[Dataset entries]
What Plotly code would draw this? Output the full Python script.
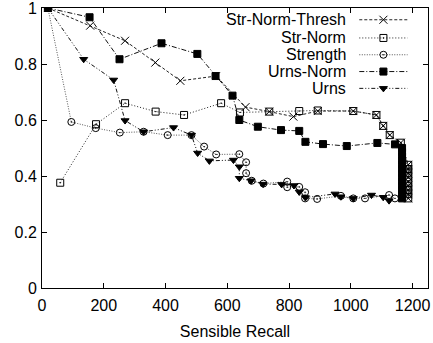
import plotly.graph_objects as go

# ---- data ----
thresh_x = [19, 156, 269, 367, 448, 564, 659, 736, 814, 893, 1008, 1083, 1105, 1126, 1162,
            1186, 1186, 1186, 1186, 1186, 1186, 1186, 1186, 1186]
thresh_y = [1.0, 0.937, 0.883, 0.805, 0.740, 0.757, 0.646, 0.630, 0.612, 0.632, 0.632, 0.618, 0.579, 0.546, 0.519,
            0.44, 0.425, 0.41, 0.395, 0.38, 0.365, 0.35, 0.335, 0.32]

strnorm_x = [59, 175, 269, 368, 460, 580, 641, 736, 833, 893, 1008, 1083, 1105, 1126, 1162,
             1186, 1186, 1186, 1186, 1186, 1186, 1186, 1186, 1186]
strnorm_y = [0.376, 0.585, 0.660, 0.630, 0.618, 0.660, 0.627, 0.630, 0.632, 0.634, 0.632, 0.618, 0.579, 0.546, 0.519,
             0.44, 0.425, 0.41, 0.395, 0.38, 0.365, 0.35, 0.335, 0.32]

strength_x = [19, 95, 174, 252, 329, 407, 484, 525, 564, 639, 661, 661, 679, 717, 794, 794, 833, 852, 852,
              891, 968, 1008, 1046, 1124, 1143]
strength_y = [1.0, 0.593, 0.571, 0.555, 0.558, 0.546, 0.546, 0.505, 0.477, 0.478, 0.449, 0.410, 0.383, 0.373,
              0.380, 0.360, 0.361, 0.342, 0.320, 0.318, 0.329, 0.320, 0.320, 0.332, 0.320]

urnsnorm_x = [19, 154, 251, 387, 503, 562, 617, 639, 699, 774, 833, 853, 910, 987, 1086, 1143,
              1166, 1166, 1166, 1166, 1166, 1166, 1166, 1166, 1166, 1166, 1166, 1166, 1166]
urnsnorm_y = [1.0, 0.967, 0.817, 0.874, 0.836, 0.757, 0.687, 0.600, 0.576, 0.564, 0.561, 0.522, 0.514, 0.507,
              0.518, 0.513,
              0.50, 0.485, 0.47, 0.455, 0.44, 0.425, 0.41, 0.395, 0.38, 0.365, 0.35, 0.335, 0.32]

urns_x = [19, 135, 232, 269, 329, 426, 484, 504, 542, 620, 639, 639, 677, 716, 776, 816, 833, 853, 949, 968,
          1008, 1067, 1105, 1124]
urns_y = [1.0, 0.817, 0.743, 0.598, 0.558, 0.573, 0.546, 0.482, 0.454, 0.457, 0.433, 0.392, 0.383, 0.371,
          0.370, 0.366, 0.343, 0.323, 0.336, 0.326, 0.320, 0.332, 0.324, 0.312]

series_names = ["Str-Norm-Thresh", "Str-Norm", "Strength", "Urns-Norm", "Urns"]
x_ticks = [0, 200, 400, 600, 800, 1000, 1200]
y_ticks = [0, 0.2, 0.4, 0.6, 0.8, 1]
y_ticktext = ["0", "0.2", "0.4", "0.6", "0.8", "1"]

FONT = "Liberation Sans, Arial, Helvetica, sans-serif"

styles = [
    dict(dash="3px,2px", color="#222", symbol="x-thin-open", size=8, width=1),
    dict(dash="1px,2px", color="#222", symbol="square-open-dot", size=7, width=1),
    dict(dash="1px,1.5px", color="#555", symbol="circle-open-dot", size=7, width=1),
    dict(dash="5px,2px,1px,2px", color="#111", symbol="square", size=7, width=1),
    dict(dash="4px,2px,1px,2px,1px,2px", color="#111", symbol="triangle-down", size=7, width=1),
]
data = [(thresh_x, thresh_y), (strnorm_x, strnorm_y), (strength_x, strength_y),
        (urnsnorm_x, urnsnorm_y), (urns_x, urns_y)]

fig = go.Figure()
for (xs, ys), st, name in zip(data, styles, series_names):
    fig.add_trace(go.Scatter(
        x=xs, y=ys, mode="lines+markers", name=name, showlegend=False,
        line=dict(color=st["color"], width=st["width"], dash=st["dash"]),
        marker=dict(symbol=st["symbol"], size=st["size"], color="black",
                    line=dict(color="black", width=1)),
    ))

# manual gnuplot-style legend (text left, sample right) on a hidden overlay axis
row_y = [0.958, 0.893, 0.833, 0.773, 0.713]
sx0, sx1 = 0.822, 0.947
annotations = []
for st, name, ry in zip(styles, series_names, row_y):
    fig.add_trace(go.Scatter(
        x=[sx0, sx1], y=[ry, ry], mode="lines", xaxis="x2", yaxis="y2", showlegend=False,
        line=dict(color=st["color"], width=st["width"], dash=st["dash"]), hoverinfo="skip"))
    fig.add_trace(go.Scatter(
        x=[(sx0 + sx1) / 2], y=[ry], mode="markers", xaxis="x2", yaxis="y2", showlegend=False,
        marker=dict(symbol=st["symbol"], size=st["size"], color="black",
                    line=dict(color="black", width=1)), hoverinfo="skip"))
    annotations.append(dict(x=0.793, y=ry, xref="paper", yref="paper", text=name,
                            showarrow=False, xanchor="right", yanchor="middle",
                            font=dict(family=FONT, size=16, color="black")))

axis_common = dict(showgrid=False, zeroline=False, showline=True, linecolor="black", linewidth=1,
                   mirror="ticks", ticks="inside", ticklen=5, tickcolor="black", tickwidth=1,
                   automargin=False, ticklabeloverflow="allow",
                   tickfont=dict(family=FONT, size=16, color="black"))

fig.update_layout(
    width=433, height=343,
    margin=dict(l=42, r=5, t=8, b=55),
    paper_bgcolor="white", plot_bgcolor="white",
    font=dict(family=FONT, size=16, color="black"),
    xaxis=dict(range=[0, 1250], tickvals=x_ticks, ticklabelstandoff=3,
               title=dict(text="Sensible Recall", font=dict(family=FONT, size=16), standoff=12),
               **axis_common),
    yaxis=dict(range=[0, 1], tickvals=y_ticks, ticktext=y_ticktext, ticklabelstandoff=1,
               **axis_common),
    xaxis2=dict(range=[0, 1], overlaying="x", visible=False, fixedrange=True),
    yaxis2=dict(range=[0, 1], overlaying="y", visible=False, fixedrange=True),
    annotations=annotations,
    showlegend=False,
)

fig.write_html("out.html", config={"displayModeBar": False},
               post_script="document.body.style.margin='0';document.body.style.padding='0';")
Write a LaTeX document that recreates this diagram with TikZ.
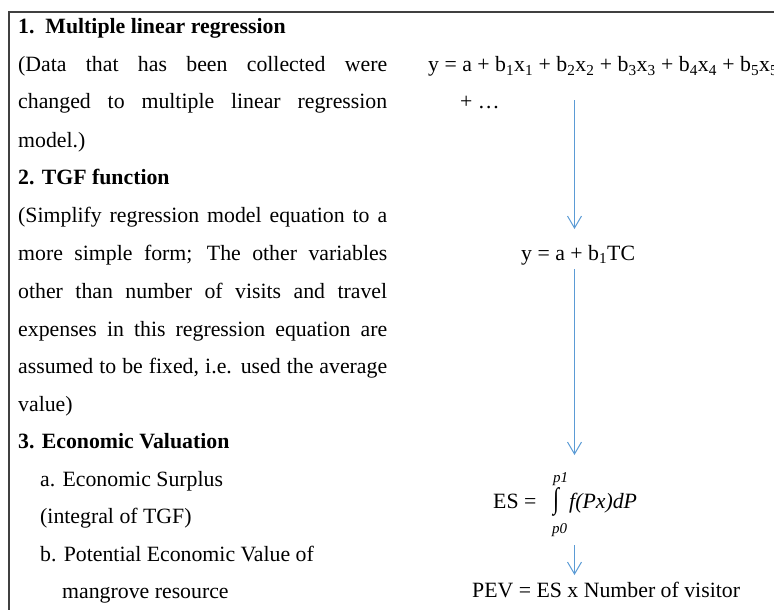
\documentclass[tikz,border=0pt]{standalone}
\usepackage{fontspec}
\setmainfont{Liberation Serif}
\usepackage{tikz}
\usetikzlibrary{positioning,calc,arrows.meta}
\colorlet{frameGray}{black!75}
\definecolor{flowBlue}{RGB}{91,155,213}
\newcommand{\jline}[1]{\makebox[369pt][s]{#1}}

\begin{document}
\begin{tikzpicture}[x=1pt, y=-1pt,
  every node/.style={font=\fontsize{21.8}{26}\selectfont, inner sep=0pt, anchor=base west},
  head/.style={font=\fontsize{21.8}{26}\selectfont\bfseries},
  lim/.style={font=\fontsize{15}{18}\selectfont\itshape},
  flow/.style={-{Straight Barb[length=12pt,width=14pt]}, flowBlue, line width=1pt}]
  \clip (0,0) rectangle (774,610);
  \draw[frameGray, line width=1.3pt] (9,615) -- (9,12) -- (780,12);

  \node[head] (h1) at (18,34) {1.\ \ Multiple linear regression};
  \node (l2) at (18,72) {\jline{(Data that has been collected were}};
  \node (l3) at (18,109) {\jline{changed to multiple linear regression}};
  \node (l4) at (18,147) {model.)};
  \node[head] (h2) at (18,184) {2. TGF function};
  \node (l6) at (18,222) {\jline{(Simplify regression model equation to a}};
  \node (l7) at (18,260) {\jline{more simple form; The other variables}};
  \node (l8) at (18,298) {\jline{other than number of visits and travel}};
  \node (l9) at (18,336) {\jline{expenses in this regression equation are}};
  \node (l10) at (18,373) {\jline{assumed to be fixed, i.e. used the average}};
  \node (l11) at (18,411) {value)};
  \node[head] (h3) at (18,448) {3. Economic Valuation};
  \node (l13) at (40,486) {a. Economic Surplus};
  \node (l14) at (40,523) {(integral of TGF)};
  \node (l15) at (40,561) {b. Potential Economic Value of};
  \node (l16) at (62,598) {mangrove resource};

  \coordinate (col) at (574.5,0);
  \node (eqA) at (428,72) {y = a + b\textsubscript{1}x\textsubscript{1} + b\textsubscript{2}x\textsubscript{2} + b\textsubscript{3}x\textsubscript{3} + b\textsubscript{4}x\textsubscript{4} + b\textsubscript{5}x\textsubscript{5}};
  \node (eqA2) at (460,109) {+ …};
  \node (eqB) at (521,260) {y = a + b\textsubscript{1}TC};
  \node (es) at (493,508) {ES =};
  \node (int) at (553,508) {\scalebox{1}[1.35]{∫}};
  \node[lim] (p1) at (553,482) {p1};
  \node[lim] (p0) at (552,533) {p0};
  \node (fpx) at (569,508) {\itshape f(Px)dP};
  \node (pev) at (472,597) {PEV = ES x Number of visitor};

  \draw[flow] ($(eqA.base -| col)+(0,28)$) -- ($(eqB.base -| col)+(0,-31)$);
  \draw[flow] ($(eqB.base -| col)+(0,9)$) -- ($(es.base -| col)+(0,-53)$);
  \draw[flow] ($(p0.base -| col)+(0,12)$) -- ($(pev.base -| col)+(0,-22)$);
\end{tikzpicture}
\end{document}
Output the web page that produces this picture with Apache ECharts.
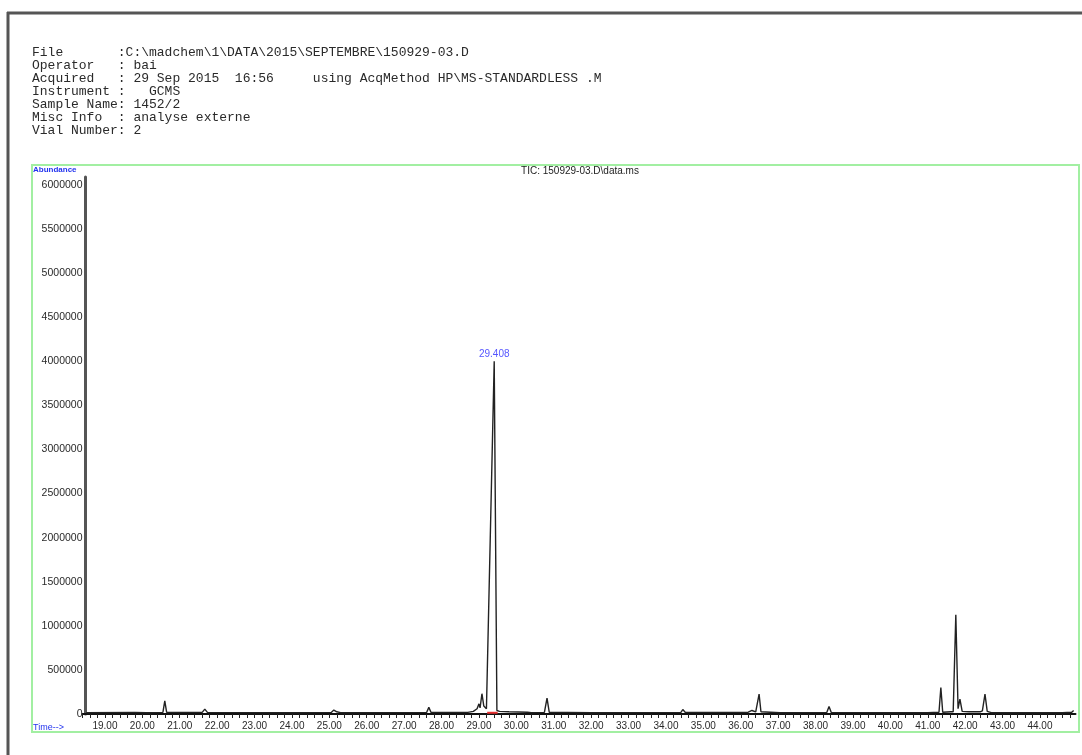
<!DOCTYPE html>
<html>
<head>
<meta charset="utf-8">
<script src="https://cdn.jsdelivr.net/npm/echarts@6/dist/echarts.min.js"></script>
<style>
html,body{margin:0;padding:0;background:#fff;}
#chart{width:1082px;height:755px;}
</style>
</head>
<body>
<div id="chart"></div>
<script>
// ---- Data ----
const headerLines = [
  "File       :C:\\madchem\\1\\DATA\\2015\\SEPTEMBRE\\150929-03.D",
  "Operator   : bai",
  "Acquired   : 29 Sep 2015  16:56     using AcqMethod HP\\MS-STANDARDLESS .M",
  "Instrument :   GCMS",
  "Sample Name: 1452/2",
  "Misc Info  : analyse externe",
  "Vial Number: 2"
];
const chartTitle = "TIC: 150929-03.D\\data.ms";
const yAxisName = "Abundance";
const xAxisName = "Time-->";

// retention time (min)
const rt = [
  18.50, 19.80, 20.10, 20.15, 20.22, 20.55, 20.60, 20.65,
  21.60, 21.67, 21.74, 23.95, 24.00, 24.05,
  25.05, 25.12, 25.20, 25.30, 27.60, 27.66, 27.72,
  28.70, 28.85, 28.95, 29.00, 29.03, 29.08, 29.13, 29.20, 29.24, 29.408, 29.48, 29.55, 29.80, 30.30, 30.40,
  30.75, 30.82, 30.88, 31.25, 31.30, 31.36, 32.00, 32.05, 32.10,
  34.40, 34.45, 34.52, 36.20, 36.30, 36.40, 36.45, 36.49, 36.54,
  37.05, 37.10, 37.15, 38.30, 38.36, 38.42, 40.00, 40.05, 40.10,
  41.00, 41.30, 41.35, 41.40, 41.62, 41.68, 41.75, 41.81, 41.86, 41.92, 42.10, 42.40, 42.46, 42.53, 42.59, 42.70,
  43.28, 43.33, 43.38, 44.60, 44.85, 44.90
];
// abundance
const abundance = [
  15000, 18000, 15000, 35000, 15000, 18000, 150000, 18000,
  18000, 55000, 18000, 15000, 30000, 15000,
  18000, 45000, 25000, 15000, 18000, 75000, 18000,
  18000, 30000, 60000, 115000, 70000, 230000, 90000, 60000, 45000, 4000000, 40000, 30000, 25000, 20000, 15000,
  18000, 180000, 18000, 18000, 35000, 18000, 15000, 25000, 15000,
  18000, 50000, 18000, 20000, 40000, 25000, 30000, 225000, 25000,
  15000, 30000, 15000, 18000, 85000, 18000, 15000, 25000, 15000,
  15000, 20000, 300000, 20000, 25000, 25000, 1125000, 60000, 170000, 30000, 25000, 25000, 35000, 225000, 30000, 15000,
  15000, 35000, 15000, 15000, 20000, 40000
];
// integration baseline marker (red)
const integRT = [29.22, 29.50];
const integAbund = [14000, 14000];
// labelled peak
const peakRT = 29.408;
const peakAbund = 4000000;
const peakText = "29.408";

// ---- Chart ----
const chart = echarts.init(document.getElementById('chart'), null, {renderer: 'canvas'});
const traceData = rt.map((t, i) => [t, abundance[i]]);
const integData = integRT.map((t, i) => [t, integAbund[i]]);

const option = {
  animation: false,
  backgroundColor: '#ffffff',
  grid: {left: 82.5, right: 6.5, top: 177, bottom: 41, containLabel: false},
  xAxis: {
    type: 'value',
    min: 18.4,
    max: 44.95,
    interval: 0.2,
    axisLine: {show: true, lineStyle: {color: '#111', width: 2}},
    axisTick: {show: true, length: 4, lineStyle: {color: '#222', width: 1}},
    splitLine: {show: false},
    axisLabel: {
      show: true,
      margin: 7,
      fontSize: 10,
      fontFamily: 'Liberation Sans, Arial, sans-serif',
      color: '#2a2a2a',
      showMaxLabel: false,
      formatter: function (v) {
        return Math.abs(v - Math.round(v)) < 1e-6 ? Math.round(v).toFixed(2) : '';
      }
    }
  },
  yAxis: {
    type: 'value',
    min: 0,
    max: 6090000,
    interval: 500000,
    offset: -3,
    axisLine: {show: true, lineStyle: {color: '#555', width: 3}},
    axisTick: {show: false},
    splitLine: {show: false},
    axisLabel: {
      show: true,
      margin: 3,
      fontSize: 10.5,
      fontFamily: 'Liberation Sans, Arial, sans-serif',
      color: '#2a2a2a',
      showMaxLabel: false,
      formatter: function (v) {
        return (Math.round(v) % 500000 === 0) ? String(Math.round(v)) : '';
      }
    }
  },
  series: [
    {
      type: 'line',
      data: traceData,
      symbol: 'none',
      lineStyle: {color: '#222', width: 1.4},
      z: 3
    },
    {
      type: 'line',
      data: integData,
      symbol: 'none',
      lineStyle: {color: '#e83030', width: 2},
      z: 4
    },
    {
      type: 'scatter',
      data: [[peakRT, peakAbund]],
      symbolSize: 0,
      label: {
        show: true,
        position: 'top',
        distance: 2,
        formatter: peakText,
        fontSize: 10,
        fontFamily: 'Liberation Sans, Arial, sans-serif',
        color: '#2a2aff'
      },
      z: 5
    }
  ],
  graphic: [
    // scanned page frame (top and left dark edges)
    {type: 'line', shape: {x1: 7, y1: 13, x2: 1082, y2: 13}, style: {stroke: '#555', lineWidth: 3}},
    {type: 'line', shape: {x1: 8, y1: 12, x2: 8, y2: 755}, style: {stroke: '#555', lineWidth: 3}},
    // green plot frame
    {type: 'rect', shape: {x: 32, y: 165, width: 1047, height: 567},
     style: {fill: 'none', stroke: '#a2efa2', lineWidth: 2}, z: 1},
    // header text
    {type: 'text', left: 32, top: 46,
     style: {text: headerLines.join('\n'), font: '13px "Liberation Mono", "DejaVu Sans Mono", monospace',
             fill: '#2a2a2a', lineHeight: 13}},
    {type: 'text', x: 580, y: 171,
     style: {text: chartTitle, font: '10px "Liberation Sans", Arial, sans-serif', fill: '#222',
             align: 'center', verticalAlign: 'middle'}},
    {type: 'text', x: 33, y: 170,
     style: {text: yAxisName, font: 'bold 8px "Liberation Sans", Arial, sans-serif', fill: '#2233ee',
             align: 'left', verticalAlign: 'middle'}},
    {type: 'text', x: 33, y: 728,
     style: {text: xAxisName, font: '9px "Liberation Sans", Arial, sans-serif', fill: '#2233ee',
             align: 'left', verticalAlign: 'middle'}}
  ]
};
chart.setOption(option);
</script>
</body>
</html>
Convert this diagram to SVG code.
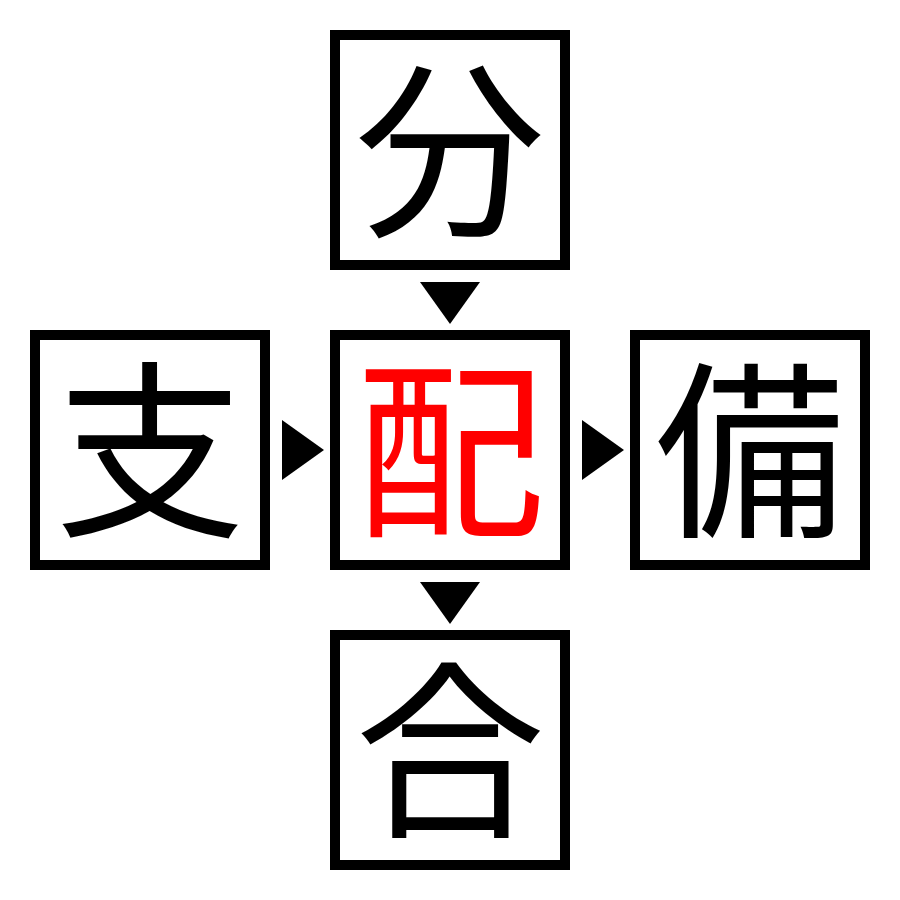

→ Requirement: The lines to print start at the line containing "Write a LaTeX" and end at the line containing "(9,12) -- (780,12);"; print them exactly, both ends included, and leave out every picture.

→ Correct response:
Write a LaTeX document that recreates this diagram with TikZ.
\documentclass[tikz,border=0pt]{standalone}
\usepackage{fontspec}
\setmainfont{Liberation Serif}
\usepackage{tikz}
\usetikzlibrary{positioning,calc,arrows.meta}
\colorlet{frameGray}{black!75}
\definecolor{flowBlue}{RGB}{91,155,213}
\newcommand{\jline}[1]{\makebox[369pt][s]{#1}}

\begin{document}
\begin{tikzpicture}[x=1pt, y=-1pt,
  every node/.style={font=\fontsize{21.8}{26}\selectfont, inner sep=0pt, anchor=base west},
  head/.style={font=\fontsize{21.8}{26}\selectfont\bfseries},
  lim/.style={font=\fontsize{15}{18}\selectfont\itshape},
  flow/.style={-{Straight Barb[length=12pt,width=14pt]}, flowBlue, line width=1pt}]
  \clip (0,0) rectangle (774,610);
  \draw[frameGray, line width=1.3pt] (9,615) -- (9,12) -- (780,12);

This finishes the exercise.